Down-payment program to help local low- and middle- income people buy homes

Program can provide $15,000 for eligible home buyers

FILE - In this July 22, 2015, file photo, a "Sold" sign is posted outside a Harbor Beach neighborhood home in Fort Lauderdale, Fla. Losing a home to a foreclosure or short sale is devastating, but it doesn’t have to define you. Rebuilding credit, working with a housing counselor and steering clear of predatory lenders are just a few of the ways to get back on your feet and on the path to owning another home. (AP Photo/Wilfredo Lee, File)
photo Ralph Perrey, executive director of Tennessee Housing Development Agency

Homeowner zones

People in these ZIP Code areas may apply for assistance373113740437406374113741237416Source: THDA

For disabled Army veteran Gardell Johnson, the idea he might qualify for $15,000 to make a down payment on a house might be a dream come true.

"He needs all the help he can get," Johnson's fiancée, who goes by Loria, said Thursday after hearing such a sum might suddenly become available.

She said Johnson has hearing loss and post-traumatic stress disorder, and frets in the busy and noisy apartment complex where he's been living.

With a home of his own, "he'll be more settled, keep him calm in a nice area, take some of the stress out of him."

The new program announced by Tennessee Housing Development Agency Executive Director Ralph Perrey and Chattanooga Mayor Andy Berke will help low- and middle- income people in neighborhoods such as Orchard Knob, Murray Hills, Highland Park and Woodmore become homeowners.

The program gives qualified applicants $15,000 to make down payments on homes. They won't have to repay the money if they stay in the homes they buy for at least 10 years.

"Our goal is to provide a shot in the arm to the neighborhoods and housing markets in Tennessee where the effects of the housing crisis have been most difficult to erase," Perrey said during a news conference Thursday morning in front of a small row of homes on Kirby Street built by Chattanooga Neighborhood Enterprise.

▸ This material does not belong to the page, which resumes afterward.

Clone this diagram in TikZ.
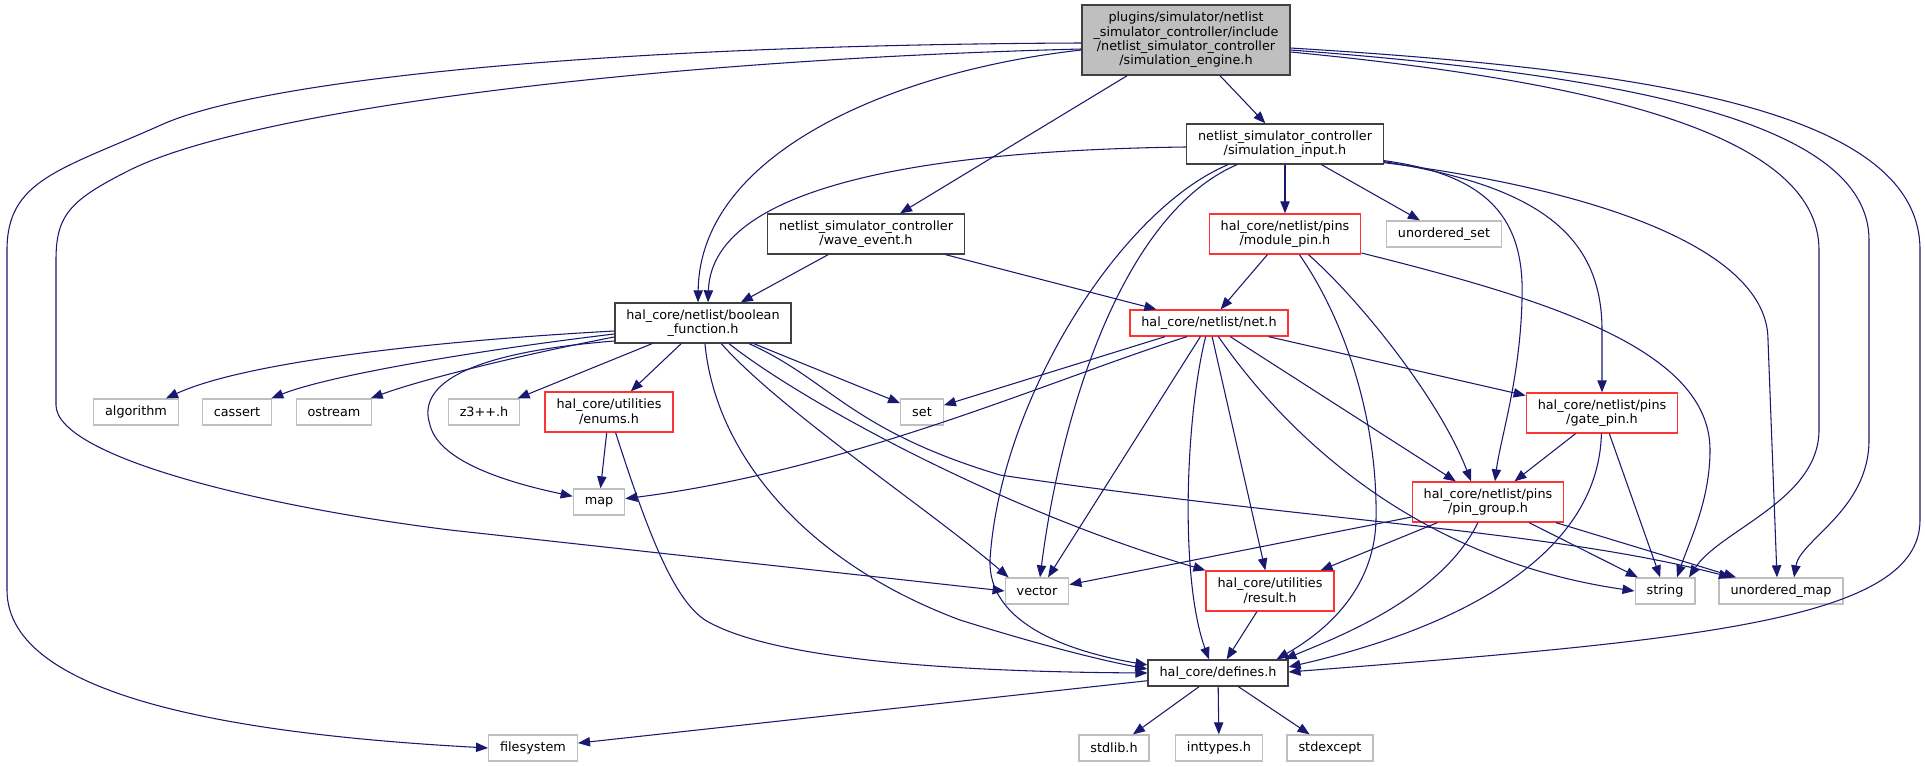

People who buy rather than rent homes put down roots, he said. They take better care of their properties, they care about having good schools and pleasant parks. "They begin to be involved in things that make for strong neighborhoods."

Berke said home ownership is "part of the American Dream," instilling pride and a sense of community.

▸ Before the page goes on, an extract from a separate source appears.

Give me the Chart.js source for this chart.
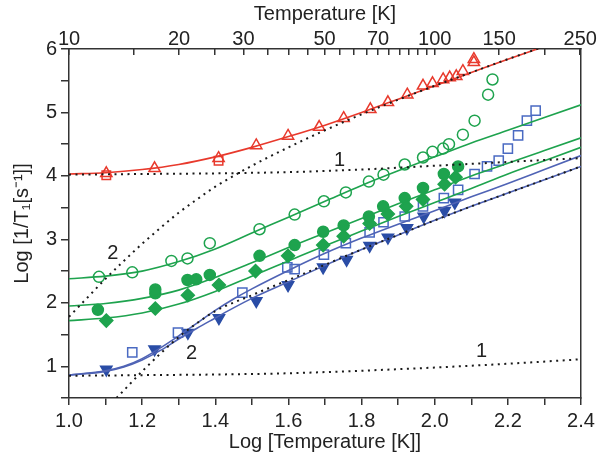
<!DOCTYPE html>
<html>
<head>
<meta charset="utf-8">
<script src="https://cdn.jsdelivr.net/npm/chart.js@4.4.1/dist/chart.umd.min.js"></script>
<style>
  html, body { margin: 0; padding: 0; background: #fff; }
  #chart { display: block; }
</style>
</head>
<body>
<canvas id="chart" width="601" height="462"></canvas>
<script>
// Data (log10 T on x, log10 1/T1 on y)
const redTriX = [1.102, 1.234, 1.409, 1.512, 1.599, 1.684, 1.751, 1.824, 1.872, 1.925, 1.968, 1.994, 2.023, 2.041, 2.059, 2.077, 2.107, 2.107];
const redTriY = [4.04, 4.12, 4.28, 4.48, 4.63, 4.77, 4.91, 5.05, 5.16, 5.28, 5.42, 5.46, 5.52, 5.55, 5.57, 5.65, 5.79, 5.84];
const redSqX = [1.102, 1.409];
const redSqY = [4.01, 4.24];

const gOpenX = [1.082, 1.173, 1.28, 1.324, 1.385, 1.521, 1.617, 1.697, 1.757, 1.82, 1.86, 1.918, 1.968, 1.994, 2.023, 2.039, 2.077, 2.109, 2.146, 2.158];
const gOpenY = [2.41, 2.48, 2.66, 2.70, 2.94, 3.16, 3.39, 3.60, 3.74, 3.91, 4.02, 4.18, 4.29, 4.38, 4.43, 4.50, 4.65, 4.87, 5.28, 5.52];

const gFillX = [1.079, 1.236, 1.236, 1.324, 1.348, 1.385, 1.521, 1.617, 1.695, 1.751, 1.82, 1.859, 1.918, 1.968, 2.025, 2.064];
const gFillY = [1.89, 2.21, 2.15, 2.36, 2.37, 2.44, 2.74, 2.91, 3.12, 3.22, 3.36, 3.52, 3.65, 3.81, 4.03, 4.15];

const gDiaX = [1.102, 1.236, 1.325, 1.41, 1.51, 1.599, 1.695, 1.751, 1.822, 1.872, 1.922, 1.968, 2.027, 2.057];
const gDiaY = [1.72, 1.91, 2.12, 2.28, 2.50, 2.74, 2.91, 3.05, 3.25, 3.40, 3.52, 3.63, 3.87, 3.98];

const bSqX = [1.173, 1.298, 1.474, 1.597, 1.617, 1.697, 1.757, 1.822, 1.86, 1.918, 1.968, 2.025, 2.064, 2.109, 2.143, 2.175, 2.20, 2.228, 2.252, 2.276];
const bSqY = [1.22, 1.53, 2.16, 2.56, 2.53, 2.76, 2.94, 3.11, 3.27, 3.36, 3.52, 3.65, 3.78, 4.03, 4.15, 4.24, 4.43, 4.64, 4.87, 5.03];

const bTriX = [1.102, 1.234, 1.325, 1.41, 1.512, 1.599, 1.695, 1.759, 1.822, 1.872, 1.924, 1.97, 2.027, 2.055];
const bTriY = [0.95, 1.27, 1.53, 1.76, 2.03, 2.28, 2.56, 2.68, 2.90, 3.03, 3.18, 3.36, 3.45, 3.58];

// Fit curves
const fitX = [1.0, 1.1, 1.2, 1.3, 1.4, 1.5, 1.6, 1.7, 1.8, 1.9, 2.0, 2.1, 2.2, 2.3, 2.4];
const redFitY = [4.03, 4.05, 4.1, 4.18, 4.3, 4.45, 4.62, 4.8, 5.0, 5.21, 5.42, 5.63, 5.84, 6.04, 6.24];
const gOpenFitY = [2.38, 2.42, 2.5, 2.65, 2.85, 3.1, 3.35, 3.6, 3.85, 4.08, 4.3, 4.52, 4.72, 4.92, 5.12];
const gFillFitY = [1.95, 1.99, 2.07, 2.2, 2.4, 2.63, 2.87, 3.1, 3.33, 3.56, 3.78, 4.0, 4.2, 4.4, 4.6];
const gDiaFitY = [1.72, 1.76, 1.84, 1.98, 2.18, 2.42, 2.66, 2.9, 3.13, 3.36, 3.58, 3.8, 4.03, 4.24, 4.45];
const bFitX = [1.0, 1.1, 1.15, 1.2, 1.25, 1.3, 1.35, 1.4, 1.45, 1.5, 1.6, 1.7, 1.8, 1.9, 2.0, 2.1, 2.2, 2.3, 2.4];
const bSqFitY = [0.86, 0.93, 1.0, 1.12, 1.29, 1.48, 1.68, 1.88, 2.06, 2.22, 2.51, 2.78, 3.02, 3.24, 3.45, 3.67, 3.88, 4.1, 4.32];
const bTriFitY = [0.86, 0.92, 0.99, 1.1, 1.25, 1.43, 1.6, 1.76, 1.92, 2.07, 2.33, 2.59, 2.84, 3.07, 3.3, 3.52, 3.73, 3.94, 4.15];

// Dotted model contributions
const l1X = [1.0, 1.2, 1.4, 1.6, 1.8, 2.0, 2.2, 2.4];
const l1UpperY = [4.02, 4.03, 4.04, 4.06, 4.1, 4.16, 4.22, 4.28];
const l1LowerY = [0.85, 0.86, 0.87, 0.89, 0.93, 0.98, 1.04, 1.11];
const l2UpperX = [1.0, 1.05, 1.1, 1.15, 1.2, 1.25, 1.3, 1.35, 1.4, 1.45, 1.5, 1.6, 1.7, 1.8, 1.9, 2.0, 2.1, 2.2, 2.3];
const l2UpperY = [1.78, 2.08, 2.38, 2.66, 2.93, 3.18, 3.42, 3.63, 3.83, 4.0, 4.16, 4.45, 4.72, 4.97, 5.2, 5.42, 5.63, 5.84, 6.04];
const l2LowerX = [1.13, 1.15, 1.2, 1.25, 1.3, 1.35, 1.4, 1.5, 1.6, 1.7, 1.8, 1.9, 2.0, 2.1, 2.2, 2.3, 2.4];
const l2LowerY = [0.5, 0.62, 0.92, 1.2, 1.46, 1.68, 1.87, 2.12, 2.36, 2.6, 2.84, 3.07, 3.3, 3.52, 3.73, 3.94, 4.15];

// Axis ticks
const bottomTicks = [1.0, 1.1, 1.2, 1.3, 1.4, 1.5, 1.6, 1.7, 1.8, 1.9, 2.0, 2.1, 2.2, 2.3, 2.4];
const leftTicks = [0.5, 1, 1.5, 2, 2.5, 3, 3.5, 4, 4.5, 5, 5.5, 6];
const topTemps = [10, 15, 20, 25, 30, 35, 40, 45, 50, 55, 60, 65, 70, 75, 80, 85, 90, 95, 100, 150, 200, 250];
const topLabels = [10, 20, 30, 50, 70, 100, 150, 250];

// Curve labels
const noteText = ['1', '1', '2', '2'];
const noteX = [1.74, 2.128, 1.12, 1.335];
const noteY = [4.25, 1.23, 2.78, 1.2];

const RED = '#e8392c';
const GREEN = '#1ea34e';
const BLUE_LINE = '#4f63b5';
const BLUE_SQ = '#4a6ac2';
const BLUE_TRI = '#2a4da6';
const AXIS = '#333333';

const pts = (xs, ys) => xs.map((x, i) => ({ x: x, y: ys[i] }));

function fitLine(xs, ys, color) {
    return { data: pts(xs, ys), showLine: true, borderColor: color, borderWidth: 1.6,
             pointRadius: 0, cubicInterpolationMode: 'monotone', fill: false };
}
function dotLine(xs, ys) {
    return { data: pts(xs, ys), showLine: true, borderColor: '#1a1a1a', borderWidth: 2,
             borderDash: [2, 4.5], pointRadius: 0, cubicInterpolationMode: 'monotone', fill: false };
}
function marks(xs, ys, style, color, filled, r, rot) {
    return { data: pts(xs, ys), showLine: false, pointStyle: style, pointRadius: r,
             pointRotation: rot || 0, pointBorderColor: color, pointBorderWidth: 1.5,
             pointBackgroundColor: filled ? color : 'rgba(0,0,0,0)' };
}

Chart.defaults.font.family = "'Liberation Sans', Arial, sans-serif";
Chart.defaults.font.size = 20;
Chart.defaults.color = '#222';

const notesPlugin = {
    id: 'notes',
    afterDatasetsDraw(chart) {
        const ctx = chart.ctx, xs = chart.scales.x, ys = chart.scales.y;
        ctx.save();
        ctx.font = "20px 'Liberation Sans', Arial, sans-serif";
        ctx.fillStyle = '#222';
        ctx.textAlign = 'center';
        ctx.textBaseline = 'middle';
        noteText.forEach((t, i) => {
            ctx.fillText(t, xs.getPixelForValue(noteX[i]), ys.getPixelForValue(noteY[i]));
        });
        ctx.restore();
    }
};

const datasets = [
    dotLine(l1X, l1UpperY),
    dotLine(l1X, l1LowerY),
    dotLine(l2UpperX, l2UpperY),
    dotLine(l2LowerX, l2LowerY),
    fitLine(fitX, redFitY, RED),
    fitLine(fitX, gOpenFitY, GREEN),
    fitLine(fitX, gFillFitY, GREEN),
    fitLine(fitX, gDiaFitY, GREEN),
    fitLine(bFitX, bSqFitY, BLUE_LINE),
    fitLine(bFitX, bTriFitY, BLUE_LINE),
    marks(redSqX, redSqY, 'rect', RED, false, 6),
    marks(redTriX, redTriY, 'triangle', RED, false, 6.5),
    marks(gOpenX, gOpenY, 'circle', GREEN, false, 5.5),
    marks(gFillX, gFillY, 'circle', GREEN, true, 5.5),
    marks(gDiaX, gDiaY, 'rectRot', GREEN, true, 6.5),
    marks(bSqX, bSqY, 'rect', BLUE_SQ, false, 6.5),
    marks(bTriX, bTriY, 'triangle', BLUE_TRI, true, 6.5, 180)
];

new Chart(document.getElementById('chart'), {
    type: 'scatter',
    data: { datasets: datasets },
    plugins: [notesPlugin],
    options: {
        responsive: false,
        devicePixelRatio: 1,
        animation: false,
        layout: { padding: 0 },
        plugins: { legend: { display: false }, tooltip: { enabled: false } },
        scales: {
            x: {
                type: 'linear', position: 'bottom', min: 1.0, max: 2.4,
                afterBuildTicks: s => { s.ticks = bottomTicks.map(v => ({ value: v })); },
                afterFit: s => { s.height = 64; },
                ticks: {
                    padding: 4, maxRotation: 0, autoSkip: false,
                    callback: v => (Math.round(v * 10) % 2 === 0 ? v.toFixed(1) : '')
                },
                grid: { drawOnChartArea: false, tickLength: 7, color: AXIS, lineWidth: 1.5 },
                border: { color: AXIS, width: 1.5 },
                title: { display: true, text: 'Log [Temperature [K]]', padding: { top: 0, bottom: 8 } }
            },
            x2: {
                type: 'linear', position: 'top', min: 1.0, max: 2.4,
                afterBuildTicks: s => { s.ticks = topTemps.map(t => ({ value: Math.log10(t) })); },
                afterFit: s => { s.height = 49; },
                ticks: {
                    padding: 4, maxRotation: 0, autoSkip: false,
                    callback: v => {
                        const t = Math.round(Math.pow(10, v));
                        return topLabels.includes(t) ? String(t) : '';
                    }
                },
                grid: { drawOnChartArea: false, tickLength: -6, color: AXIS, lineWidth: 1.5 },
                border: { color: AXIS, width: 1.5 },
                title: { display: true, text: 'Temperature [K]', padding: { top: 2, bottom: 0 } }
            },
            y: {
                type: 'linear', position: 'left', min: 0.5, max: 6,
                afterBuildTicks: s => { s.ticks = leftTicks.map(v => ({ value: v })); },
                afterFit: s => { s.width = 69; },
                ticks: {
                    padding: 4, autoSkip: false,
                    callback: v => (Number.isInteger(v) ? String(v) : '')
                },
                grid: { drawOnChartArea: false, tickLength: 8, color: AXIS, lineWidth: 1.5 },
                border: { color: AXIS, width: 1.5 },
                title: { display: true, text: 'Log [1/T\u2081[s\u207B\u00B9]]', padding: { top: 10, bottom: 0 } }
            },
            y2: {
                type: 'linear', position: 'right', min: 0.5, max: 6, display: true,
                afterFit: s => { s.width = 20; },
                ticks: { display: false },
                grid: { drawOnChartArea: false, drawTicks: false },
                border: { color: AXIS, width: 1.5 }
            }
        }
    }
});
</script>
</body>
</html>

The THDA chief said the statewide program will use $60 million from the federal government's "Hardest Hit" program for people and communities affected by the 2007 housing crisis.

In Chattanooga, the money will target homebuyers in six ZIP codes. Singles or couples with incomes under $61,000 and families with incomes up to $70,000 may qualify if they meet certain financial criteria and work through homeowner counseling courses such as one offered by CNE.

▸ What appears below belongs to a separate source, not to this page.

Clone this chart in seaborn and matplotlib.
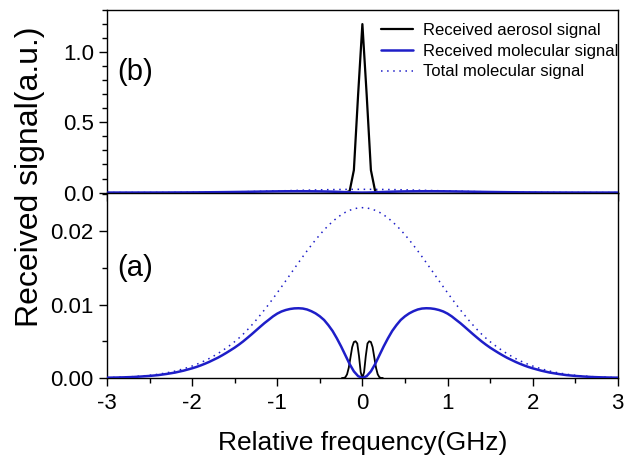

Perrey called the money a 10-year "forgivable second mortgage." They won't have to make payments and no interest will accumulate. Starting in year six, THDA will forgive 20 percent of the loan each year for homeowners who stay put. Those who sell their homes will have to repay the balance of the down- payment money.

"As buyers jump on that offer, it's going to push property values in the right direction for the entire neighborhood. We want this program to boost the financial security of every family in the area, not just the ones moving in," he said.

That sounds like just the right prescription for his neighborhood, said La Monte Vaughn Sr., immediate past president of the Orchard Knob Neighborhood Association.

It's a historic section of town with many long-time residents, Vaughn said, but neighbors there are concerned that investors are buying vacant houses for rental property.

"The idea that these homes are there and they can be rehabbed and turned into nice homes, that's what we have been after anyway," he said.

"Anything where anybody wants to come in, establish roots and become part of a good community where they can raise their kids and not have to worry about things, that's a positive thing," Vaughn said.